* [WHAT IS ASKED]:
Give the count of lines in the data that include the string "draw", with no added remarks.

* [COLLECTED DATA]:
______________________________
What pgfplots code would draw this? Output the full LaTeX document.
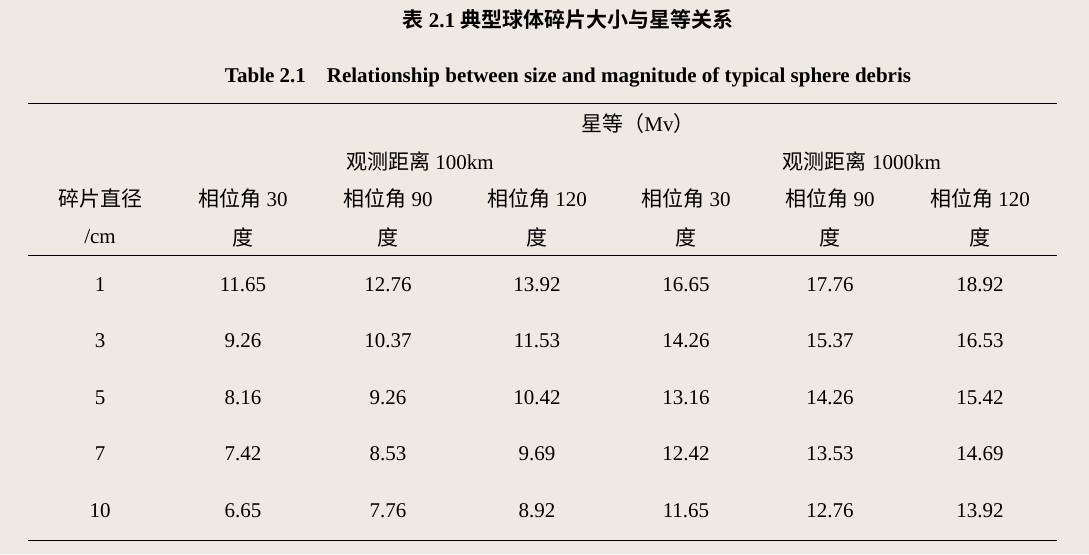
\documentclass[border=0pt]{standalone}
\usepackage{fontspec}
\setmainfont{Liberation Serif}
\newfontfamily\cjk[BoldFont={* Bold}]{Noto Sans CJK SC}
\usepackage{pgfplots}
\pgfplotsset{compat=1.18}
\definecolor{bg}{RGB}{238,233,226}
\begin{document}
\begin{tikzpicture}
\begin{axis}[scale only axis, width=1089pt, height=554pt, xmin=0, xmax=1089, ymin=0, ymax=554,
 y dir=reverse, axis lines=none, clip=false, font=\fontsize{21}{25}\selectfont]
\fill[bg] (axis cs:0,0) rectangle (axis cs:1089,554);
\node[font=\fontsize{21}{25}\selectfont\bfseries] at (axis cs:568,19) {{\cjk\bfseries 表} 2.1 {\cjk\bfseries 典型球体碎片大小与星等关系}};
\node[font=\fontsize{21}{25}\selectfont\bfseries] at (axis cs:568,77) {Table 2.1\quad Relationship between size and magnitude of typical sphere debris};
\draw[line width=1pt] (axis cs:28,103) -- (axis cs:1057,103);
\draw[line width=0.8pt] (axis cs:28,255) -- (axis cs:1057,255);
\draw[line width=1pt] (axis cs:28,540) -- (axis cs:1057,540);
\node at (axis cs:638,124) {{\cjk 星等（}Mv{\cjk ）}};
\node at (axis cs:420,161) {{\cjk 观测距离} 100km};
\node at (axis cs:862,161) {{\cjk 观测距离} 1000km};
\node at (axis cs:100,199) {\cjk 碎片直径};
\node at (axis cs:100,237) {/cm};
\node at (axis cs:243,199) {{\cjk 相位角} 30};
\node at (axis cs:388,199) {{\cjk 相位角} 90};
\node at (axis cs:537,199) {{\cjk 相位角} 120};
\node at (axis cs:686,199) {{\cjk 相位角} 30};
\node at (axis cs:830,199) {{\cjk 相位角} 90};
\node at (axis cs:980,199) {{\cjk 相位角} 120};
\node at (axis cs:243,237) {\cjk 度};
\node at (axis cs:388,237) {\cjk 度};
\node at (axis cs:537,237) {\cjk 度};
\node at (axis cs:686,237) {\cjk 度};
\node at (axis cs:830,237) {\cjk 度};
\node at (axis cs:980,237) {\cjk 度};
\addplot[only marks, mark=none, nodes near coords, point meta=explicit symbolic,
 every node near coord/.append style={font=\fontsize{21}{25}\selectfont, anchor=center}]
table[meta=l] {
x y l
100 285 1
243 285 11.65
388 285 12.76
537 285 13.92
686 285 16.65
830 285 17.76
980 285 18.92
100 341 3
243 341 9.26
388 341 10.37
537 341 11.53
686 341 14.26
830 341 15.37
980 341 16.53
100 398 5
243 398 8.16
388 398 9.26
537 398 10.42
686 398 13.16
830 398 14.26
980 398 15.42
100 454 7
243 454 7.42
388 454 8.53
537 454 9.69
686 454 12.42
830 454 13.53
980 454 14.69
100 511 10
243 511 6.65
388 511 7.76
537 511 8.92
686 511 11.65
830 511 12.76
980 511 13.92
};
\end{axis}
\end{tikzpicture}
\end{document}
______________________________
* [IN RESPONSE]:
4